● TASK INSTRUCTIONS
Beginning with the first line, set down every line through the one containing "var states = [3, 10, 20, 35, 50, 65, 80, 100];", exactly as it appears, but not the pictures.

■ ■ ■ ■ ■ ■ ■

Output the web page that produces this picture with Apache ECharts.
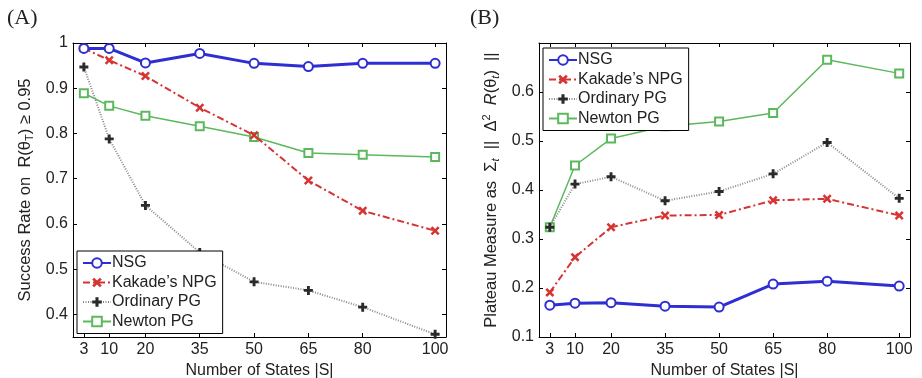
<!DOCTYPE html>
<html>
<head>
<meta charset="utf-8">
<script src="https://cdn.jsdelivr.net/npm/echarts@6/dist/echarts.min.js"></script>
<style>
  html, body { margin: 0; padding: 0; background: #fff; }
  #chart { width: 922px; height: 378px; }
</style>
</head>
<body>
<div id="chart"></div>
<script>
// number of states |S|
var states = [3, 10, 20, 35, 50, 65, 80, 100];

// (A) success rate
var successNSG = [0.988, 0.988, 0.956, 0.977, 0.955, 0.948, 0.955, 0.955];
var successKakade = [0.988, 0.962, 0.927, 0.857, 0.796, 0.696, 0.629, 0.585];
var successOrdinary = [0.947, 0.788, 0.641, 0.537, 0.472, 0.453, 0.416, 0.356];
var successNewton = [0.889, 0.861, 0.839, 0.816, 0.792, 0.757, 0.753, 0.748];

// (B) plateau measure
var plateauNSG = [0.165, 0.169, 0.170, 0.163, 0.161, 0.208, 0.214, 0.204];
var plateauKakade = [0.191, 0.263, 0.324, 0.348, 0.349, 0.379, 0.382, 0.348];
var plateauOrdinary = [0.324, 0.412, 0.427, 0.378, 0.397, 0.433, 0.497, 0.383];
var plateauNewton = [0.324, 0.450, 0.505, 0.530, 0.540, 0.557, 0.666, 0.638];

var ticksA = [0.4, 0.5, 0.6, 0.7, 0.8, 0.9, 1];
var ticksB = [0.1, 0.2, 0.3, 0.4, 0.5, 0.6];
var seriesNames = ["NSG", "Kakade\u2019s NPG", "Ordinary PG", "Newton PG"];

var FONT = "Liberation Sans";
var xSymbol = "path://M2,0 L5,3 L8,0 L10,2 L7,5 L10,8 L8,10 L5,7 L2,10 L0,8 L3,5 L0,2 Z";
var plusSymbol = "path://M3.4,0 H6.6 V3.4 H10 V6.6 H6.6 V10 H3.4 V6.6 H0 V3.4 H3.4 Z";

function zip(ys) {
  return states.map(function (s, i) { return [s, ys[i]]; });
}

function makeSeries(idx, vals) {
  var x = idx * 2, y = idx * 2;
  return [
    {
      name: seriesNames[0], type: "line", xAxisIndex: x, yAxisIndex: y, data: zip(vals[0]),
      symbol: "emptyCircle", symbolSize: 9, z: 5,
      lineStyle: { color: "#2e2ed2", width: 3 },
      itemStyle: { color: "#2e2ed2", borderWidth: 2.5 }
    },
    {
      name: seriesNames[1], type: "line", xAxisIndex: x, yAxisIndex: y, data: zip(vals[1]),
      symbol: xSymbol, symbolSize: 9, z: 4,
      lineStyle: { color: "#d63333", width: 2, type: [7, 3, 2, 3] },
      itemStyle: { color: "#d63333" }
    },
    {
      name: seriesNames[2], type: "line", xAxisIndex: x, yAxisIndex: y, data: zip(vals[2]),
      symbol: plusSymbol, symbolSize: 9, z: 3,
      lineStyle: { color: "#8a8a8a", width: 2, type: [1, 1.5] },
      itemStyle: { color: "#2a2a2a" }
    },
    {
      name: seriesNames[3], type: "line", xAxisIndex: x, yAxisIndex: y, data: zip(vals[3]),
      symbol: "emptyRect", symbolSize: 8, z: 2,
      lineStyle: { color: "#5cb85c", width: 1.5 },
      itemStyle: { color: "#5cb85c", borderWidth: 1.5 }
    }
  ];
}

function xAxes(gridIndex) {
  return [
    {
      type: "value", gridIndex: gridIndex, min: 0, max: 103,
      name: "Number of States |S|", nameLocation: "middle", nameGap: 23,
      nameTextStyle: { fontFamily: FONT, fontSize: 16, color: "#222" },
      axisLine: { show: true, onZero: false, lineStyle: { color: "#000", width: 1 } },
      axisTick: { show: true, inside: true, length: 4, customValues: states, lineStyle: { color: "#000" } },
      axisLabel: { customValues: states, fontFamily: FONT, fontSize: 16, color: "#222", margin: 5 },
      splitLine: { show: false }
    },
    {
      type: "value", gridIndex: gridIndex, position: "top", min: 0, max: 103,
      axisLine: { show: true, onZero: false, lineStyle: { color: "#000", width: 1 } },
      axisTick: { show: true, inside: true, length: 4, customValues: states, lineStyle: { color: "#000" } },
      axisLabel: { show: false },
      splitLine: { show: false }
    }
  ];
}

function yAxes(gridIndex, min, max, ticks, nameRich, nameText, gap) {
  return [
    {
      type: "value", gridIndex: gridIndex, min: min, max: max,
      name: nameText, nameLocation: "middle", nameGap: gap, nameRotate: 90,
      nameTextStyle: { fontFamily: FONT, fontSize: 16.5, color: "#222", rich: nameRich },
      axisLine: { show: true, onZero: false, lineStyle: { color: "#000", width: 1 } },
      axisTick: { show: true, inside: true, length: 4, customValues: ticks, lineStyle: { color: "#000" } },
      axisLabel: { customValues: ticks, fontFamily: FONT, fontSize: 16, color: "#222", margin: 5 },
      splitLine: { show: false }
    },
    {
      type: "value", gridIndex: gridIndex, position: "right", min: min, max: max,
      axisLine: { show: true, onZero: false, lineStyle: { color: "#000", width: 1 } },
      axisTick: { show: true, inside: true, length: 4, customValues: ticks, lineStyle: { color: "#000" } },
      axisLabel: { show: false },
      splitLine: { show: false }
    }
  ];
}

var richBase = {
  n: { fontFamily: FONT, fontSize: 16.5, color: "#222" },
  sub: { fontFamily: FONT, fontSize: 11, color: "#222", verticalAlign: "bottom", padding: [9, 0, 0, 0] },
  sup: { fontFamily: FONT, fontSize: 11, color: "#222", verticalAlign: "top", padding: [0, 0, 8, 0] },
  it: { fontFamily: FONT, fontSize: 16.5, color: "#222", fontStyle: "italic" },
  subit: { fontFamily: FONT, fontSize: 11, color: "#222", fontStyle: "italic", verticalAlign: "bottom", padding: [9, 0, 0, 0] }
};

var nameA = "{n|Success Rate on  R(\u03b8}{sub|T}{n|) \u2265 0.95}";
var nameB = "{n|Plateau Measure as  \u03a3}{subit|t}{n|  ||  \u0394}{sup|2}{n|  }{it|R}{n|(\u03b8}{subit|t}{n|)  ||}";

function legendAt(left, top) {
  return {
    left: left, top: top, orient: "vertical",
    data: seriesNames,
    itemWidth: 28, itemHeight: 12, itemGap: 3.5,
    backgroundColor: "#fff", borderColor: "#000", borderWidth: 1, borderRadius: 0,
    padding: [4, 6, 4, 5],
    textStyle: { fontFamily: FONT, fontSize: 16, color: "#222", padding: [0, 0, 0, -4] },
    inactiveColor: "#ccc",
    selectedMode: false
  };
}

var chart = echarts.init(document.getElementById("chart"), null, { renderer: "canvas" });
chart.setOption({
  animation: false,
  backgroundColor: "#fff",
  title: [
    { text: "(A)", left: 2, top: 2, textStyle: { fontFamily: "Liberation Serif", fontSize: 22, fontWeight: "normal", color: "#222" } },
    { text: "(B)", left: 465, top: 2, textStyle: { fontFamily: "Liberation Serif", fontSize: 22, fontWeight: "normal", color: "#222" } }
  ],
  grid: [
    { left: 73, top: 43, width: 373, height: 294, outerBoundsMode: "none" },
    { left: 539, top: 43, width: 371, height: 294, outerBoundsMode: "none" }
  ],
  legend: [legendAt(77, 251), legendAt(543, 48)],
  xAxis: xAxes(0).concat(xAxes(1)),
  yAxis: yAxes(0, 0.35, 1, ticksA, richBase, nameA, 38)
    .concat(yAxes(1, 0.1, 0.7, ticksB, richBase, nameB, 38)),
  series: makeSeries(0, [successNSG, successKakade, successOrdinary, successNewton])
    .concat(makeSeries(1, [plateauNSG, plateauKakade, plateauOrdinary, plateauNewton]))
});
</script>
</body>
</html>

■ ■ ■ ■ ■ ■ ■

● WORKED SOLUTION
Output the web page that produces this picture with Apache ECharts.
<!DOCTYPE html>
<html>
<head>
<meta charset="utf-8">
<script src="https://cdn.jsdelivr.net/npm/echarts@6/dist/echarts.min.js"></script>
<style>
  html, body { margin: 0; padding: 0; background: #fff; }
  #chart { width: 922px; height: 378px; }
</style>
</head>
<body>
<div id="chart"></div>
<script>
// number of states |S|
var states = [3, 10, 20, 35, 50, 65, 80, 100];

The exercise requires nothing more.